Derek Thompson in The Atlantic has a piece up, How to Survive the Media Apocalypse, which gets at something I’ve come to believe:
Advertising has been critical to the affordable distribution of news for a century and a half in the U.S. Today’s media companies don’t have to reach all the way back to the early 1800s for a business plan, to when newspapers were an elite product, selling at the prohibitive price of six pennies per bundle. But they are going back in time, in a way, and excavating a dusty business model that relies more on readers, and less on advertisers, than the typical online publisher….
There are two groups of people who as readers truly value the truth in anything but the workaday (e.g., weather, traffic reports, etc.): nerds and those with money on the line.

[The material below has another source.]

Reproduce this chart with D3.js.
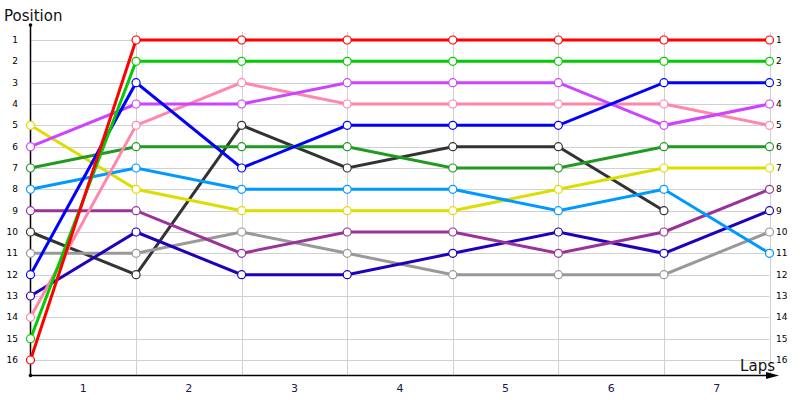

The idea that news is about giving people the Truth is a conceit that was never attainable, but the American media had aspirations. Really most people want to be entertained, amused and vindicated. Conservatives complaining about the perceived Leftward drift of The New York Times who cancel their subscriptions are accelerating an inevitable process (as the readership gets more and more liberal). The fat profits generated by both advertising, in particular classifieds, and subscriptions, allowed the 20th-century media to not be beholden to one master. This is a new world, though a generation that grew up in the old world has not internalized the now.

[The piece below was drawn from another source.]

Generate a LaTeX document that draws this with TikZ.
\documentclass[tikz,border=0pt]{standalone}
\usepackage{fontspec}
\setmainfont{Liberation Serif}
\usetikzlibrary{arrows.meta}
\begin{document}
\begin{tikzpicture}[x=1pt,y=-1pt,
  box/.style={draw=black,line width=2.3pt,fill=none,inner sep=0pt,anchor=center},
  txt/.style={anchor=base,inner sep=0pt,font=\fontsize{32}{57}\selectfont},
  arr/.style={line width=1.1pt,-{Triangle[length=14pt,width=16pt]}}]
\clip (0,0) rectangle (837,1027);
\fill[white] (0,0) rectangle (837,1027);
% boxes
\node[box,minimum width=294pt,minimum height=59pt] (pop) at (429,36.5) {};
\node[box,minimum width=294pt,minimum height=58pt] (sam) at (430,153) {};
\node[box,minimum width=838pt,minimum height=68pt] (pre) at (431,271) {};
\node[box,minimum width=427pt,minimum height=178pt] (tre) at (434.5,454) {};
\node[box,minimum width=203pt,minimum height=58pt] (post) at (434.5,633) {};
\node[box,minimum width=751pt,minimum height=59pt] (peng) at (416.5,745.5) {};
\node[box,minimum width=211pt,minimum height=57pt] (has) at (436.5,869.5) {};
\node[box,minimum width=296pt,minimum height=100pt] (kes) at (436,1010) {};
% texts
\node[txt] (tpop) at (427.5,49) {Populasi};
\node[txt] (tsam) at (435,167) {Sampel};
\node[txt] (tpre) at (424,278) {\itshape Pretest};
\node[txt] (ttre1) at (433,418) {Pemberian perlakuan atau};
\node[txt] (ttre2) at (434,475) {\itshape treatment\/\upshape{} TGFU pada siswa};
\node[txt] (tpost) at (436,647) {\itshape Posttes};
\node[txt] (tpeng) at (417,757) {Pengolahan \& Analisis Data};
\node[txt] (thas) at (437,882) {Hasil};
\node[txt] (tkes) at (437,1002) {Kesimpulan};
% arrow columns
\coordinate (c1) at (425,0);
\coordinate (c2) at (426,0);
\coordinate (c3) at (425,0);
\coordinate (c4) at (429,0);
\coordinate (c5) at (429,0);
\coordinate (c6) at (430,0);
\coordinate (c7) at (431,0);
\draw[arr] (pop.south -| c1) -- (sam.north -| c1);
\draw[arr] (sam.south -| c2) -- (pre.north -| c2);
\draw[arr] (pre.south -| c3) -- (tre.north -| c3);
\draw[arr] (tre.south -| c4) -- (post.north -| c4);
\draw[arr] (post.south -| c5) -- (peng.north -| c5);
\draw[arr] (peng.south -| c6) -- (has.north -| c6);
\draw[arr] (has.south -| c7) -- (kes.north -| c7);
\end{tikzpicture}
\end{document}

Outfits which are geared toward the wealthy or business, such as Bloomberg, will retain a more straightforward positivist orientation. Facts will basically be a luxury consumption good, as well an input necessary for greater productivity on the margins for efficient allocation of capital. Those journals with mass audiences will fragment and develop sharper viewpoints and pay less attention to facts if they impede sensationalism and audience preferences. Basically, we’re going to become Britain!
Thompson’s reference back to the early 1800s made me think of Carl Friedrich Gauss. Like Gottfried Wilhelm Leibniz Gauss did not have absolute leisure to pursue intellectual activities. At some point, he was employed as a surveyor in Hanover. To the modern mind, this was a terrible waste of incredible talent. It is for this sort of reason that institutions of higher education with some independence arose to give scholars leisure and freedom to pursue their interests.
But will it always be so? The science fiction genre of steampunk obtains its novelty from injecting advanced technology into a Victorian world on its own terms. Perhaps in a few decades, many of our social and cultural arrangements will seem very quaint and antiquated to those of us who came into maturity in the fin de siècle of the 20th century, with all culture was mass culture.